• _Goal_
Return each line of the listing that contains the string "this".

[A run of records]
□ □ □
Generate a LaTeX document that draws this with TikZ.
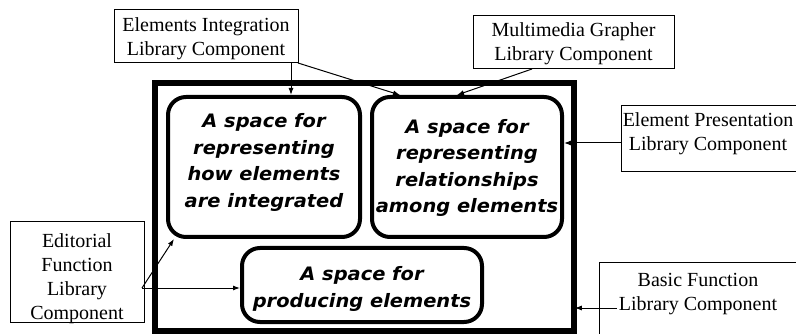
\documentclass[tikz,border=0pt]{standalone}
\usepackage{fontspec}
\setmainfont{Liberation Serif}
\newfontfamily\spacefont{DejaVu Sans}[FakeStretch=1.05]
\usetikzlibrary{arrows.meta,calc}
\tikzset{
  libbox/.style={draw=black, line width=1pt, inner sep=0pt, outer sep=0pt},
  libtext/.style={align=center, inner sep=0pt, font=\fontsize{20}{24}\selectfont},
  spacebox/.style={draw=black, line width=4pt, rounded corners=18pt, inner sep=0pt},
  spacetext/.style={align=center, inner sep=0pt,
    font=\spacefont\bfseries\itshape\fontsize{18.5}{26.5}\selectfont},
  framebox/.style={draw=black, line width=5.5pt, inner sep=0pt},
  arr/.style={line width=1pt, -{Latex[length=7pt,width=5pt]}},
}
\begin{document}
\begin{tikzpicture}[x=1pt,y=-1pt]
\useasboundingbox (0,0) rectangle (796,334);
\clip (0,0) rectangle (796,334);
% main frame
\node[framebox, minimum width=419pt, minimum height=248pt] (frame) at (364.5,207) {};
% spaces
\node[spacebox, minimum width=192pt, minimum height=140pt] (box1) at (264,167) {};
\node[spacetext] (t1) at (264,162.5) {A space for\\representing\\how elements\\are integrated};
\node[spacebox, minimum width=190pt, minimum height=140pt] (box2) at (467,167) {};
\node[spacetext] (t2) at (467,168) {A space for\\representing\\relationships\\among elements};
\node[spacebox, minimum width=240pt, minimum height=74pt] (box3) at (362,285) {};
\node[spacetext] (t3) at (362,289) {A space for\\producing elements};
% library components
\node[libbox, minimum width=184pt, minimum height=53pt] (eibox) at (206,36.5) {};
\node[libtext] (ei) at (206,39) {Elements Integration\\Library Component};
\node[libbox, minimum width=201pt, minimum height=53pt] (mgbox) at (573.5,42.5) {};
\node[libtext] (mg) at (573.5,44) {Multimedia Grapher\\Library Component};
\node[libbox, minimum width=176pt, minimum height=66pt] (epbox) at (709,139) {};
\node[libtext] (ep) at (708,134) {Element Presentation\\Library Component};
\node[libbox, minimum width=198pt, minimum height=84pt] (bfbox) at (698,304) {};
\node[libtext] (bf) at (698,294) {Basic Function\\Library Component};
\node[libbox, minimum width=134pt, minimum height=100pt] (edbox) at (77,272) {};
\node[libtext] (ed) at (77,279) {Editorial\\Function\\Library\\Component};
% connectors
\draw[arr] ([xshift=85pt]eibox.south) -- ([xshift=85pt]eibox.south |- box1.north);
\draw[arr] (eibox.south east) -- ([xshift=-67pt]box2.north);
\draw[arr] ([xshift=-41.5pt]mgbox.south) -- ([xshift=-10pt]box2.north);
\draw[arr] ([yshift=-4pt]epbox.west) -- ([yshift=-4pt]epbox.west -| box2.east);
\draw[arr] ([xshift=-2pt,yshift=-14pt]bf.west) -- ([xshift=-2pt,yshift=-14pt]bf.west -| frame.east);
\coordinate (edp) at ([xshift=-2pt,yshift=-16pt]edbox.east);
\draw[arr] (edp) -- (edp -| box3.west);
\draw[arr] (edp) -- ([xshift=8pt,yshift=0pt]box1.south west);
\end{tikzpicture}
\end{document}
□ □ □
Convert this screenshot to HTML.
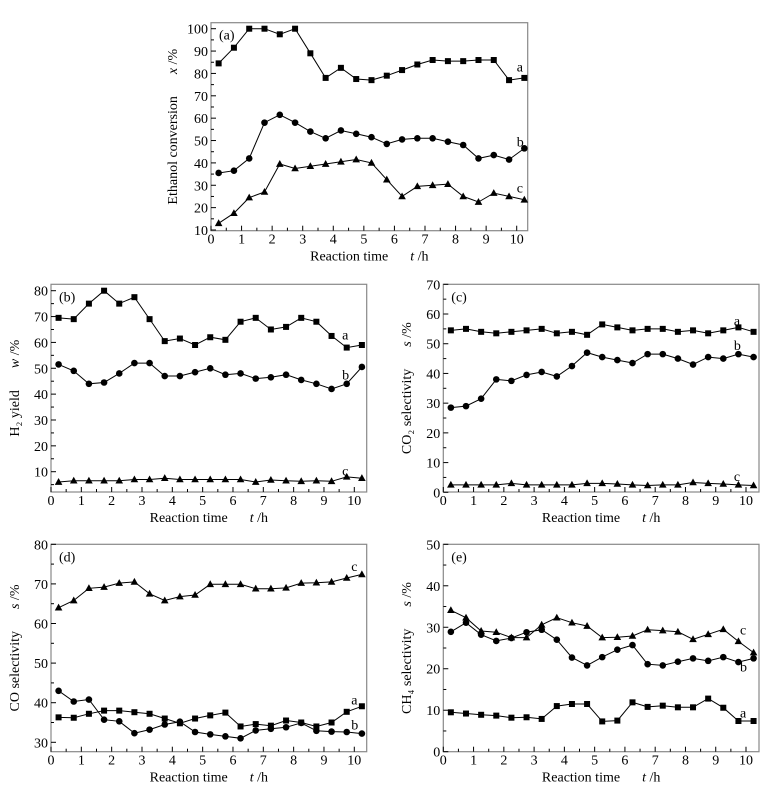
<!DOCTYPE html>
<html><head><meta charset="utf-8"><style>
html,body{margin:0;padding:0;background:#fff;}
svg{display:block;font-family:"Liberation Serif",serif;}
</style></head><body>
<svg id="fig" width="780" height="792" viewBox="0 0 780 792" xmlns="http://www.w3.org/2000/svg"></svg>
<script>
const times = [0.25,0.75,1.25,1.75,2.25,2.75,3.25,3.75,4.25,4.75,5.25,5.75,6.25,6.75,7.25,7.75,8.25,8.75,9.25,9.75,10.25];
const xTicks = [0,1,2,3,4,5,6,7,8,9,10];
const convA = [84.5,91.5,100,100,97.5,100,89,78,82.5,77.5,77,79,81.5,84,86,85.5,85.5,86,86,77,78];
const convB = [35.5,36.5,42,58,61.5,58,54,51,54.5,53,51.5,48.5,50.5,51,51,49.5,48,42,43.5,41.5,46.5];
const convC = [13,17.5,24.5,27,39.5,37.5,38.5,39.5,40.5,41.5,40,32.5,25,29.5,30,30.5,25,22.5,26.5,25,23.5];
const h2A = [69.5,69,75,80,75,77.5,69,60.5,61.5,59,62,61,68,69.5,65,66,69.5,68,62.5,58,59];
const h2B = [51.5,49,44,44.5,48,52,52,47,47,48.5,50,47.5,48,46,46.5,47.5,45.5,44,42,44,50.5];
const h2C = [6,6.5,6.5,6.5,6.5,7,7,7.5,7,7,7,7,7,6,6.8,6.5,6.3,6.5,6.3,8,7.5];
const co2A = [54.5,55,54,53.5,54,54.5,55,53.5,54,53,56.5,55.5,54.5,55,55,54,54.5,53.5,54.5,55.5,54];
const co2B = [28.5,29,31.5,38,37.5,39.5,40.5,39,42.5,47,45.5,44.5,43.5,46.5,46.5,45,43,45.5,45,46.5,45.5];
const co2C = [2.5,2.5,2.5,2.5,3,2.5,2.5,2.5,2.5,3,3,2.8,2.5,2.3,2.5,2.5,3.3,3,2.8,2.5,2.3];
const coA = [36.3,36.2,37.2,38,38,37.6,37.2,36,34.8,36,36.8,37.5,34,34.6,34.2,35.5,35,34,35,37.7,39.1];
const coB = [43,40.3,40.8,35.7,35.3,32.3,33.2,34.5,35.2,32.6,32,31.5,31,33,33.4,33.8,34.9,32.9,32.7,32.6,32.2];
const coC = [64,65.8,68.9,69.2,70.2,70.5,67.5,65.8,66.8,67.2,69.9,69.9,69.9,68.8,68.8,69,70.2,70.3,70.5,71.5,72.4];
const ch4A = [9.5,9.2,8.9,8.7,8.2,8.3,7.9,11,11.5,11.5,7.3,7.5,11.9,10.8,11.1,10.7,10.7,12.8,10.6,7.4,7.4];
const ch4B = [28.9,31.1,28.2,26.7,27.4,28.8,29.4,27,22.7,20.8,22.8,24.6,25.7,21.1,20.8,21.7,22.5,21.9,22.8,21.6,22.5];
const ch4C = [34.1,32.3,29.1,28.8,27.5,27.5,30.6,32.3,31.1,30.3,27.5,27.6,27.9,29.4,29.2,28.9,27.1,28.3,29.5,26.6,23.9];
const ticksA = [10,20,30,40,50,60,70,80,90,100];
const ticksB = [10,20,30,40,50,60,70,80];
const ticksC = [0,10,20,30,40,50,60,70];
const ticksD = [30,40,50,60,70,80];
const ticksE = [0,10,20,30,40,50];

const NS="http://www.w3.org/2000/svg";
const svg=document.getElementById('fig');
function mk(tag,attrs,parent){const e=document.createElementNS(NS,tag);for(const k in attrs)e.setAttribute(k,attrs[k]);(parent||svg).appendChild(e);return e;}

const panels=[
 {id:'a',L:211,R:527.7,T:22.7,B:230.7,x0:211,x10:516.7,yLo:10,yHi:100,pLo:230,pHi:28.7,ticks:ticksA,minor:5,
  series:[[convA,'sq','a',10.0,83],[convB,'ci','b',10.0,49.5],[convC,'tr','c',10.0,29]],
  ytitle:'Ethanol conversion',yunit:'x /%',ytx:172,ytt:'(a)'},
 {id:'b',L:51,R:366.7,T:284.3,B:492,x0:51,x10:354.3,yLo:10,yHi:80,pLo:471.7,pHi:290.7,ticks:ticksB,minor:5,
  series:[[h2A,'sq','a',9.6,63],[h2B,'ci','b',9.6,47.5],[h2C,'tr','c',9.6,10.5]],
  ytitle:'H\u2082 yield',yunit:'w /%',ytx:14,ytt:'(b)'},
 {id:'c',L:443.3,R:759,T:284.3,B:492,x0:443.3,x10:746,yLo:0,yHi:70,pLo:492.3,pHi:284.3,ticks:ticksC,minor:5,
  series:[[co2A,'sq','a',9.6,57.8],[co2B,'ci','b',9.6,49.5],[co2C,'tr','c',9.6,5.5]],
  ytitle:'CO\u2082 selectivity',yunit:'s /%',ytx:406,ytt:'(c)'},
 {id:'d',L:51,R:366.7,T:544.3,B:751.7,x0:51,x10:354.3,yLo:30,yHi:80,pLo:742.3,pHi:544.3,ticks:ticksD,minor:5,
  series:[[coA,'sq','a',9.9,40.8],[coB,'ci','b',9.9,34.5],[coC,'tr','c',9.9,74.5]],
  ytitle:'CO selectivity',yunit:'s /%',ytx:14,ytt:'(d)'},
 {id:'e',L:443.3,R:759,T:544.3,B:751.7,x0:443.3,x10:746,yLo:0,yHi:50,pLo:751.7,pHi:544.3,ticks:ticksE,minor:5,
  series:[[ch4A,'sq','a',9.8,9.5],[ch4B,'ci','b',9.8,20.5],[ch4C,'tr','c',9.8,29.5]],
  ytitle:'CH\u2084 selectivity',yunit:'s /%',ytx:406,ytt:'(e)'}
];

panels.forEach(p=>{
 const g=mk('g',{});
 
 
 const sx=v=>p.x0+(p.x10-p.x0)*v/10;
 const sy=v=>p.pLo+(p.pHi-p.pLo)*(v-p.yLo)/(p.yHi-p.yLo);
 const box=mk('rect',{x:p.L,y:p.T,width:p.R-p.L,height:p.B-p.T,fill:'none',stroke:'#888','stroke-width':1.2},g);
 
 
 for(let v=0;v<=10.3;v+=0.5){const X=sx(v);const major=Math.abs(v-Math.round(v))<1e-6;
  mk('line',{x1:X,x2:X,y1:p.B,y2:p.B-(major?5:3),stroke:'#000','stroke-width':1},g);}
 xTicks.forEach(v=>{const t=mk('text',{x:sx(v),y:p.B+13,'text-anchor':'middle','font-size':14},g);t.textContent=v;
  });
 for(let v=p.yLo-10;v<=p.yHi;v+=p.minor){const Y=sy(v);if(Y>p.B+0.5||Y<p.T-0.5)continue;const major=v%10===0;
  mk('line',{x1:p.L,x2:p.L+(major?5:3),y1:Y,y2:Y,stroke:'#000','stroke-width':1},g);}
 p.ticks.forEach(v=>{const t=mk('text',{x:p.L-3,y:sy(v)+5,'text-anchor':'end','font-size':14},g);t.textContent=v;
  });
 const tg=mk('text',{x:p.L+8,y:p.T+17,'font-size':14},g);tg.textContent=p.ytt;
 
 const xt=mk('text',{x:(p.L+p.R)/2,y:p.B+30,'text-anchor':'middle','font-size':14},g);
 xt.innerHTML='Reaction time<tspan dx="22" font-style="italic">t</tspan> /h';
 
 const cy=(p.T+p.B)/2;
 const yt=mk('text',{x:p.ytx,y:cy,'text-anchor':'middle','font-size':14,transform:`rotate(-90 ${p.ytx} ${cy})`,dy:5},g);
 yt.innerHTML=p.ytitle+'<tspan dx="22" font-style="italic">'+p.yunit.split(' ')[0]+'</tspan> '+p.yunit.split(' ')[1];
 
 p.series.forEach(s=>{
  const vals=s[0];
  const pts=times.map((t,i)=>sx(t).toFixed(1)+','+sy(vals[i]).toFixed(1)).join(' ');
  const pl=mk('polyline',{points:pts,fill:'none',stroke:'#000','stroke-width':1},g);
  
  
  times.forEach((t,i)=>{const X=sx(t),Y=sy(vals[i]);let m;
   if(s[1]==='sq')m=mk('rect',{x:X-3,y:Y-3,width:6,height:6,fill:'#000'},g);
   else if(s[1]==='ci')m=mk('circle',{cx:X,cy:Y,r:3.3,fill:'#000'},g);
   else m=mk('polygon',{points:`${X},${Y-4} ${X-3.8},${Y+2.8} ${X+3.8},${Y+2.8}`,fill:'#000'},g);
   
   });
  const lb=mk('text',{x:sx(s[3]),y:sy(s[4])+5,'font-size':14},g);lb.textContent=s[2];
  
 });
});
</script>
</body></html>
□ □ □
• _In response_
Generate a LaTeX document that draws this with TikZ.
Convert this screenshot to HTML.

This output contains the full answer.